The students and staff of Smithson Valley are utilizing controversial topics and movements to educate those who are not aware of the issues that minority students face.
Students United for Respect and Equity, or the S.U.R.E Club, works to give students a safe space to voice their opinions and end discrimination on campus.
“Only through education and collective action can we change the culture,” sponsor Jimmy Wilson said. “Many students may not feel seen or feel the experiences of students different from them, so it’s important to help educate others and stand up and call out discrimination when we see it.”
Wilson, along with fellow English teacher Rodolfo Preciado, are leading the club as this year’s sponsors.
“During classes, marginalized students don’t always feel safe enough to discuss the issues that are intriguing them,” Preciado said.
The club is comprised of six committees; LGBTQIA+, People of Color, Women’s Rights, Disability Awareness, Mental Health Awareness and Environmental.
“Being a part of S.U.R.E Club means standing up for the things that are right while also giving a platform to oppressed communities,” disability chair Elle Suermann said. “For me specifically, it means that I can provide more awareness for severe autism.”
Suermann, along with co-chair Ainsley Miliken, are working to end disrespect against targeted groups on campus.
“Slurs run rampant and casual jokes are just hurtful,” Suermann said. “I just want people to be aware of the power words have on other people.”

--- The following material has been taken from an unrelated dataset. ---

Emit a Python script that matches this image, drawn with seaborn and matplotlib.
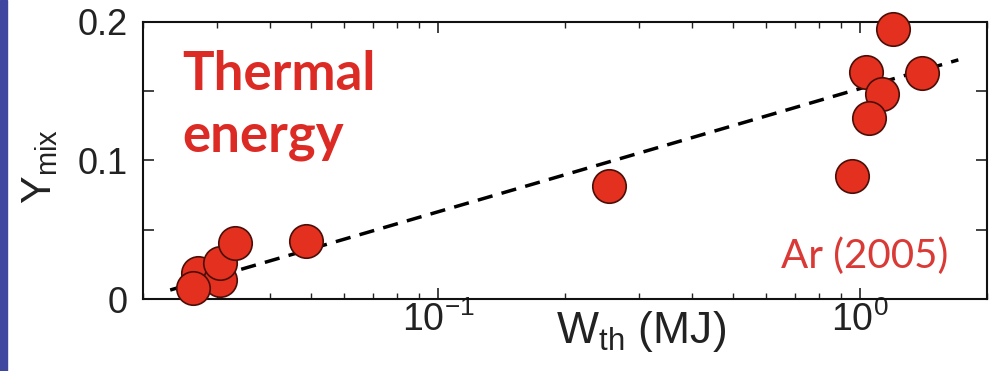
import matplotlib
matplotlib.use("Agg")
import matplotlib.pyplot as plt
from matplotlib.patches import Rectangle
from matplotlib.ticker import LogLocator, FixedLocator, NullFormatter
import seaborn as sns
import pandas as pd

# Measured shots: thermal energy (MJ) vs. mixing fraction
w_th = [0.0270, 0.0304, 0.0263, 0.0304, 0.0330, 0.0488, 0.254,
        0.958, 1.035, 1.127, 1.048, 1.196, 1.399]
y_mix = [0.0186, 0.0137, 0.0077, 0.0258, 0.0402, 0.0419, 0.0816,
         0.0888, 0.1641, 0.1480, 0.1305, 0.1947, 0.1634]

# Log-linear trend line end points
fit_x = [0.0232, 1.71]
fit_y = [0.0065, 0.1726]

y_ticks = [0, 0.05, 0.1, 0.15, 0.2]
y_tick_labels = ["0", "", "0.1", "", "0.2"]

sns.set_style("ticks")
plt.rcParams["font.family"] = ["Liberation Sans", "DejaVu Sans"]
plt.rcParams["mathtext.fontset"] = "custom"
plt.rcParams["mathtext.rm"] = "Liberation Sans"
plt.rcParams["mathtext.it"] = "Liberation Sans:italic"
plt.rcParams["mathtext.bf"] = "Liberation Sans:bold"

ink = "#222222"
face = "#e3301f"
edge = "#4a0f08"

fig, ax = plt.subplots(figsize=(9.93, 3.71), dpi=100)
fig.subplots_adjust(left=0.144, right=0.994, bottom=0.194, top=0.941)
fig.patches.append(Rectangle((0, 0), 7 / 993, 1, transform=fig.transFigure,
                             color="#3e46a0", zorder=0))

ax.set_xscale("log")

pts = pd.DataFrame({"W_th": w_th, "Y_mix": y_mix})
fit = pd.DataFrame({"W_th": fit_x, "Y_mix": fit_y})

sns.lineplot(data=fit, x="W_th", y="Y_mix", ax=ax, color="black", lw=2.5,
             linestyle=(0, (4.4, 2.7)), zorder=2)
sns.scatterplot(data=pts, x="W_th", y="Y_mix", ax=ax, s=580, color=face,
                edgecolor=edge, linewidth=1.2, zorder=3, clip_on=False)

ax.set_xlim(0.02, 2)
ax.set_ylim(0, 0.2)

ax.xaxis.set_major_locator(FixedLocator([0.1, 1]))
ax.xaxis.set_minor_locator(LogLocator(base=10, subs=range(2, 10)))
ax.xaxis.set_minor_formatter(NullFormatter())
ax.set_yticks(y_ticks)
ax.set_yticklabels(y_tick_labels)

ax.tick_params(which="both", direction="in", top=True, right=True,
               color=ink, labelcolor=ink)
ax.tick_params(which="major", length=8, width=1.2)
ax.tick_params(axis="x", which="major", pad=2, labelsize=27)
ax.tick_params(axis="y", which="major", pad=11, labelsize=26)
ax.tick_params(which="minor", length=4, width=1)

for sp in ax.spines.values():
    sp.set_linewidth(1.5)
    sp.set_color("#111111")

ax.set_xlabel(r"W$_{\mathrm{th}}$ (MJ)", fontsize=32, color=ink)
ax.xaxis.set_label_coords(0.59, -0.035)
ax.set_ylabel(r"Y$_{\mathrm{mix}}$", fontsize=30, color=ink)
ax.yaxis.set_label_coords(-0.098, 0.48)

ax.text(0.046, 0.90, "Thermal\nenergy", transform=ax.transAxes, fontsize=38,
        fontweight="bold", color="#dc2b24", family="Lato", va="top",
        ha="left", linespacing=1.32)
ax.text(0.954, 0.155, "Ar (2005)", transform=ax.transAxes, fontsize=29,
        color="#da3a36", family="Lato", va="center", ha="right")

fig.savefig("out.png", dpi=100)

Suermann and the rest of the committee are currently planning their fundraiser: selling cookie dough and butter braids to raise money for the special education department.
S.U.R.E Club’s president, Addison Lueck, became a leader of the club to promote the equal treatment of people from all cultures and backgrounds.
“I didn’t understand why people treated people differently than they would treat themselves,” Lueck said. “So it didn’t make sense to me when I would see people putting others down or bullying each other for things that they couldn’t control or things that made people who they are.”
As political and social environments change outside of school, the culture of Smithson Valley is altered with it. The S.U.R.E Club is always accepting new members who hope to educate students and create a safe and diverse learning environment.